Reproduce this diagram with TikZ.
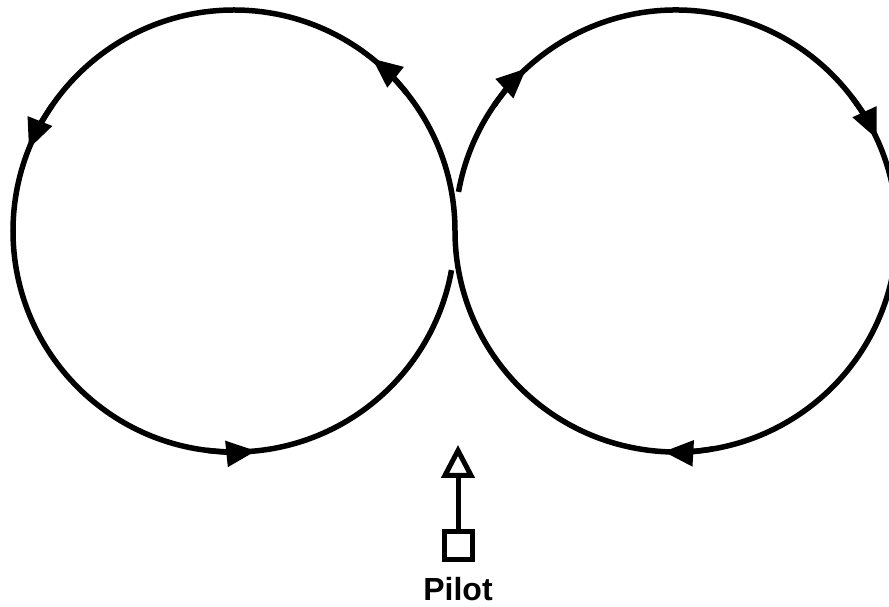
\documentclass[tikz,border=0pt]{standalone}
\usepackage{fontspec}
\setmainfont{Liberation Sans}
\usetikzlibrary{arrows.meta}
\tikzset{
  loopline/.style={line width=5.5pt, black},
  headarc/.style={line width=5.5pt, black, -{Triangle[length=30pt,width=25pt]}},
  pilotbox/.style={draw, line width=5pt, minimum size=28pt, inner sep=0pt},
  pilotarrow/.style={line width=5pt, -{Triangle[open, length=33pt, width=33pt, line width=5pt]}},
  pilotlabel/.style={font=\bfseries\fontsize{32}{32}\selectfont, inner sep=0pt, anchor=base}
}
\begin{document}
\begin{tikzpicture}[x=1pt,y=1pt]
\useasboundingbox (0,0) rectangle (889,607);
\clip (0,0) rectangle (889,607);
\coordinate (L) at (234,376);
\coordinate (R) at (676,376);
% figure-eight path: right circle (clockwise) then left circle (counterclockwise)
\draw[loopline] (R) ++(169.8:221) arc[start angle=169.8, end angle=-180, radius=221]
  arc[start angle=0, end angle=349.8, radius=221];
% arrowheads on left circle (counterclockwise)
\foreach \a in {47.5,154.4,272} {
  \draw[headarc] (L) ++(\a-9:221) arc[start angle=\a-9, end angle=\a+3.8, radius=221];
}
% arrowheads on right circle (clockwise)
\foreach \a in {136.4,28.4,270.5} {
  \draw[headarc] (R) ++(\a+9:221) arc[start angle=\a+9, end angle=\a-3.8, radius=221];
}
% pilot
\node[pilotbox] (box) at (458,61) {};
\coordinate (tip) at (458,162);
\draw[pilotarrow] (box.north) -- (tip);
\node[pilotlabel] (pilot) at (458,6) {Pilot};
\end{tikzpicture}
\end{document}
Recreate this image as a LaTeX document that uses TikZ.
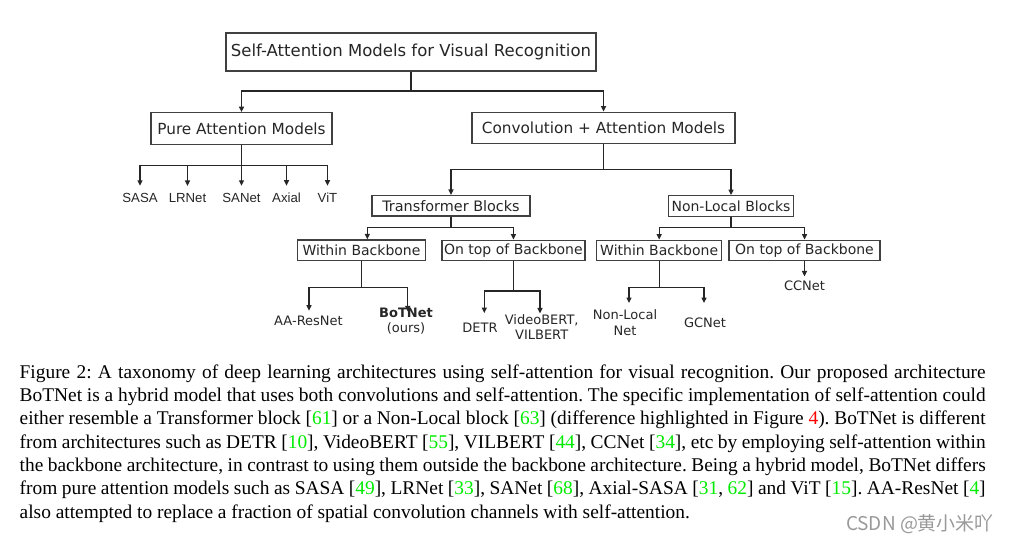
\documentclass[tikz,border=0pt]{standalone}
\usepackage{fontspec}
\setmainfont{Liberation Serif}
\newfontfamily\verd{DejaVu Sans}
\newfontfamily\arialf{Liberation Sans}
\newfontfamily\cjkf{Noto Sans CJK SC}
\usetikzlibrary{arrows.meta}
\definecolor{citec}{RGB}{0,235,0}
\definecolor{refred}{RGB}{255,0,0}
\definecolor{boxc}{gray}{0.25}
\definecolor{linec}{gray}{0.15}
\newcommand{\ct}[1]{[\textcolor{citec}{#1}]}
\begin{document}
\begin{tikzpicture}[x=1pt,y=-1pt,
  box/.style={draw=boxc,line width=1.3pt,inner sep=0pt,text=black!85},
  ln/.style={draw=linec,line width=1.3pt},
  arr/.style={ln,-{Triangle[length=5.5pt,width=5pt]}},
  lf/.style={inner sep=0pt,font=\verd\fontsize{13}{15.5}\selectfont,align=center,text=black!85},
  lfa/.style={inner sep=0pt,font=\arialf\fontsize{13.2}{15}\selectfont,text=black!85},
  lvA/.style={box,font=\verd\fontsize{16.5}{18}\selectfont},
  lvB/.style={box,font=\verd\fontsize{15.3}{17}\selectfont,minimum height=31.5pt},
  lvC/.style={box,font=\verd\fontsize{14}{16}\selectfont,minimum height=20.5pt},
]
\useasboundingbox (0,0) rectangle (1010,544);

% boxes
\node[lvA,minimum width=370pt,minimum height=38pt] (top) at (411,52) {Self-Attention Models for Visual Recognition};
\node[lvB,minimum width=181pt] (pure) at (241.5,128.5) {Pure Attention Models};
\node[lvB,minimum width=263pt] (conv) at (603.5,128) {Convolution + Attention Models};
\node[lvC,minimum width=158pt,font=\verd\fontsize{14.4}{16}\selectfont] (trans) at (451,205.8) {Transformer Blocks};
\node[lvC,minimum width=125pt] (nlb) at (731,206) {Non-Local Blocks};
\node[lvC,minimum width=128pt] (withinL) at (361.5,250.3) {Within Backbone};
\node[lvC,minimum width=143pt] (ontopL) at (513.4,250.5) {On top of Backbone};
\node[lvC,minimum width=125pt] (withinR) at (659.2,250.5) {Within Backbone};
\node[lvC,minimum width=151pt] (ontopR) at (804.5,250.5) {On top of Backbone};

% leaves
\node[lfa] (sasa) at (140,197.7) {SASA};
\node[lfa] (lrnet) at (187.5,197.7) {LRNet};
\node[lfa] (sanet) at (241.5,197.7) {SANet};
\node[lfa] (axial) at (286.5,197.7) {Axial};
\node[lfa] (vit) at (327.5,197.7) {ViT};
\node[lf] (aares) at (308.5,320.7) {AA-ResNet};
\node[lf] (botnet) at (406,321) {\textbf{BoTNet}\\(ours)};
\node[lf] (detr) at (480,327.7) {DETR};
\node[lf] (video) at (541.7,327.3) {VideoBERT,\\VILBERT};
\node[lf] (nonlocal) at (625,322.5) {Non-Local\\Net};
\node[lf] (gcnet) at (705,322.7) {GCNet};
\node[lf] (ccnet) at (804.5,285.7) {CCNet};

% connectors
\coordinate (j0) at (411,91);
\draw[ln] (top.south) -- (j0);
\draw[arr] (j0) -| (pure.north);
\draw[arr] (j0) -| (conv.north);

\coordinate (j1) at (241.5,165.7);
\draw[ln] (pure.south) -- (j1);
\foreach \n in {sasa,lrnet,sanet,axial,vit}{
  \draw[arr] (j1) -| ([yshift=7pt]\n.north);
}

\coordinate (j2) at (603.5,169.3);
\draw[ln] (conv.south) -- (j2);
\draw[arr] (j2) -| (trans.north);
\draw[arr] (j2) -| (nlb.north);

\coordinate (j3) at (451,227.7);
\draw[ln] (trans.south) -- (j3);
\draw[arr] (j3) -| ([xshift=5.8pt]withinL.north);
\draw[arr] (j3) -| (ontopL.north);

\coordinate (j4) at (731,227.7);
\draw[ln] (nlb.south) -- (j4);
\draw[arr] (j4) -| (withinR.north);
\draw[arr] (j4) -| (ontopR.north);

\coordinate (j5) at (361.5,287.5);
\draw[ln] (withinL.south) -- (j5);
\draw[arr] (j5) -| ([xshift=0.5pt,yshift=5pt]aares.north);
\draw[arr] (j5) -| ([xshift=1.7pt,yshift=-4pt]botnet.north);

\coordinate (j6) at (513.4,291);
\draw[ln] (ontopL.south) -- (j6);
\draw[arr] (j6) -| ([xshift=4.3pt,yshift=9.6pt]detr.north);
\draw[arr] (j6) -| ([xshift=-1.7pt,yshift=1pt]video.north);

\coordinate (j7) at (659.2,287.7);
\draw[ln] (withinR.south) -- (j7);
\draw[arr] (j7) -| ([xshift=4pt,yshift=6.5pt]nonlocal.north);
\draw[arr] (j7) -| ([xshift=-1pt,yshift=14.5pt]gcnet.north);

\draw[arr] (ontopR.south) -- ([yshift=4.2pt]ccnet.north);

% caption
\node[anchor=north west,inner sep=0pt,text width=966pt,align=justify,
  font=\fontsize{19.4}{23.33}\selectfont\frenchspacing] (cap) at (19.5,364.2) {%
Figure 2: A taxonomy of deep learning architectures using self-attention for visual recognition. Our proposed architecture\linebreak
BoTNet is a hybrid model that uses both convolutions and self-attention. The specific implementation of self-attention could\linebreak
either resemble a Transformer block \ct{61} or a Non-Local block \ct{63} (difference highlighted in Figure \textcolor{refred}{4}). BoTNet is different\linebreak
from architectures such as DETR \ct{10}, VideoBERT \ct{55}, VILBERT \ct{44}, CCNet \ct{34}, etc by employing self-attention within\linebreak
the backbone architecture, in contrast to using them outside the backbone architecture. Being a hybrid model, BoTNet differs\linebreak
from pure attention models such as SASA \ct{49}, LRNet \ct{33}, SANet \ct{68}, Axial-SASA [\textcolor{citec}{31}, \textcolor{citec}{62}] and ViT \ct{15}. AA-ResNet \ct{4}\linebreak
also attempted to replace a fraction of spatial convolution channels with self-attention.};

\node[font=\cjkf\fontsize{19}{21}\selectfont,text=black!40] (wm) at (920,524) {CSDN @黄小米吖};
\end{tikzpicture}
\end{document}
* * * *
#### Given instruction:
Determine how many lines in the listing above hold the string "that", then write only the number.

#### Written answer:
2